Neurologically, taking various mental representations, and connecting them - building new synapses, so that one's perceptions are changed.

So - perhaps, this is why creative people and madness are so linked. Those of us whose minds tend to 'shortcircuit' and build connections in the 'wrong places' may be more likely to build connections between memories, and semantic categories, and "knowledge" that neurotypicals (NTs) wouldn't.

Some of this relates to the Central Cohesiveness and "gist" - neurotypicals have "strong central cohesiveness" and tend to remember the "gist" of a list of words, for example. Aspies and Auties tend to remember the separate details, but may not remember the "gist" and are said to have "weak central cohesiveness". NTs are likely to generalize in cases where Aspies and Auties don't - for similar reasons.

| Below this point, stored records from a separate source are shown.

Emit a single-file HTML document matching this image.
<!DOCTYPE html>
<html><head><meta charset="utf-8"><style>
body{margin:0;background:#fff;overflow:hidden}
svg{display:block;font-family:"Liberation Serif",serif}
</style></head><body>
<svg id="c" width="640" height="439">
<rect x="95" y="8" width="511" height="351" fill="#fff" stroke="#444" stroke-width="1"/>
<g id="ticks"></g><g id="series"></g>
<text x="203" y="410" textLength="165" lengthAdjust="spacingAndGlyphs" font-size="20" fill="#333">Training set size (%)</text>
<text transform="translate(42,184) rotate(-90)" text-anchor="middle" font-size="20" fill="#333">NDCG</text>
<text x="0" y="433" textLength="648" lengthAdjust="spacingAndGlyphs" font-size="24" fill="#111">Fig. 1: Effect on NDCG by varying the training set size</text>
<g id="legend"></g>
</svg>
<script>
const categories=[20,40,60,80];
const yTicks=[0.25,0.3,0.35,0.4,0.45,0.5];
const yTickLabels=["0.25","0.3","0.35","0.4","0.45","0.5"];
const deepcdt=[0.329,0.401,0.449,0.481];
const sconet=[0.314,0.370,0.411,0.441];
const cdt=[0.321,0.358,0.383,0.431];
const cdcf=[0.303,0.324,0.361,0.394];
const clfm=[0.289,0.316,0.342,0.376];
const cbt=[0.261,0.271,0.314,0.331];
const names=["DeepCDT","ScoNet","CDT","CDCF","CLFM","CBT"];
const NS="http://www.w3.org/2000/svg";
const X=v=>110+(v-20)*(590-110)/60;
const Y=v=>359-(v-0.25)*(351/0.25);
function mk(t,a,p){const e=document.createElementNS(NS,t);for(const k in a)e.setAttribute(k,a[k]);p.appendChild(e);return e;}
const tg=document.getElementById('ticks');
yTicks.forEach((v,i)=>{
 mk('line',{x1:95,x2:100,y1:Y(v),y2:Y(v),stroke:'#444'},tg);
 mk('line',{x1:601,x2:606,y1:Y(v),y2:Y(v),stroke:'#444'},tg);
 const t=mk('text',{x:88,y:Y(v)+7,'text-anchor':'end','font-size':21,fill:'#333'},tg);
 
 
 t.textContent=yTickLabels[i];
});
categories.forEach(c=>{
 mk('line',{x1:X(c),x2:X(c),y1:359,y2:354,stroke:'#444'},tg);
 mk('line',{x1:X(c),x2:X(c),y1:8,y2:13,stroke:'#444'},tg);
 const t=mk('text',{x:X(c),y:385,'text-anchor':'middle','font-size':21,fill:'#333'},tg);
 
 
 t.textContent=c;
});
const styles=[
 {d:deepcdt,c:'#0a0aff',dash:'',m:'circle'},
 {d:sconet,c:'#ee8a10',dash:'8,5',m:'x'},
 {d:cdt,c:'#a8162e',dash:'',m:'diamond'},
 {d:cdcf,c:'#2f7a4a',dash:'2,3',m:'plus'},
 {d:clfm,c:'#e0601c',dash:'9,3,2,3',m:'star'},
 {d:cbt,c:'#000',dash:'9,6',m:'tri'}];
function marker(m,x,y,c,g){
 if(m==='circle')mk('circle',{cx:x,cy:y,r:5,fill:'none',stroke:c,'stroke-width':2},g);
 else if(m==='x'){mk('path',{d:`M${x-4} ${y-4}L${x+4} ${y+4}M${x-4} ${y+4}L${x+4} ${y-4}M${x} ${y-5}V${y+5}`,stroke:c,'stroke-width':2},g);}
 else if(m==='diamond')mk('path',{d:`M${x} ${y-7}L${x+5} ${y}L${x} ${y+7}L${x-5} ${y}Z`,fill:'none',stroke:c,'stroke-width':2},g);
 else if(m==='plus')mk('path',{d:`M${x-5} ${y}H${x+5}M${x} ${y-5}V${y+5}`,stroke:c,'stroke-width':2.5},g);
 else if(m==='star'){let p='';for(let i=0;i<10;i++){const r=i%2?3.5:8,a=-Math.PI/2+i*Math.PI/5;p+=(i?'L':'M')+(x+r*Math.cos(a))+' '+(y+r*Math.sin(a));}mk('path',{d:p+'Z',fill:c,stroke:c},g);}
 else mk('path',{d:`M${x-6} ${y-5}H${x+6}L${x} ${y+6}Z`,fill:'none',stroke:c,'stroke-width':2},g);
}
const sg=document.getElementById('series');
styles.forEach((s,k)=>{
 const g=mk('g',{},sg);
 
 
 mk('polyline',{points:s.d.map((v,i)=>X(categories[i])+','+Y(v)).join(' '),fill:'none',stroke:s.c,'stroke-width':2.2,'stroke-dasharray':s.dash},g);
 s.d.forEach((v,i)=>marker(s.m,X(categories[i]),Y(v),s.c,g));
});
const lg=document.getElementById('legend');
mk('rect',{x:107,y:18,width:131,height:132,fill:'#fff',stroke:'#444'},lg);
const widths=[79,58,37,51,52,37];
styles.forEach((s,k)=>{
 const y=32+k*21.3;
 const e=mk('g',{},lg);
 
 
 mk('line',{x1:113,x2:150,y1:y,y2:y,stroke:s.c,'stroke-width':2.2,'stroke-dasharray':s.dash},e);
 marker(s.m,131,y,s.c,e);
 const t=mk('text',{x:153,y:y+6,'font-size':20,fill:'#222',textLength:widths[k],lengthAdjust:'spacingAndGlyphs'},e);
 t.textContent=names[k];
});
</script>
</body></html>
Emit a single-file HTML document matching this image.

One of Socrates' tricks (esp in the Meno) was to show someone how baffling definition really is - how much people rely on assumptions and preconceptions. This is neurologically valuable - as my prof was fond of saying "memory is for predicting the present". We need to cache things, label things, categorize and stereotype and generalize, in order to have some idea how to respond to the present, to our experiences, how to perceive and interpret them. And yet, it's also far too easy, as we know, to fall into those stereotypes and not even realize where they are building concrete walls around our perceptions and thoughts and understanding, even of what we think we know.

Part of providing for creativity, then, is tearing down the walls, challenging assumptions, shredding preconceptions, so that new perceptions - meaning new neural patterns - can be created.

Unfortunately, that is a state of uncertainty, which most folks find extremely uncomfortable - not only in themselves, but in others around them. We revere certainty - and mock or fear those who are uncertain, who challenge our own certainty. Saints and mystics are best accepted when far away, or in the past.

So the question becomes, for me, how does one encourage creativity and innovation, without leaving the person unable to deal with the "real" world? And how does one teach without boxing in perceptions, without diminishing ability to form new and unusual connections?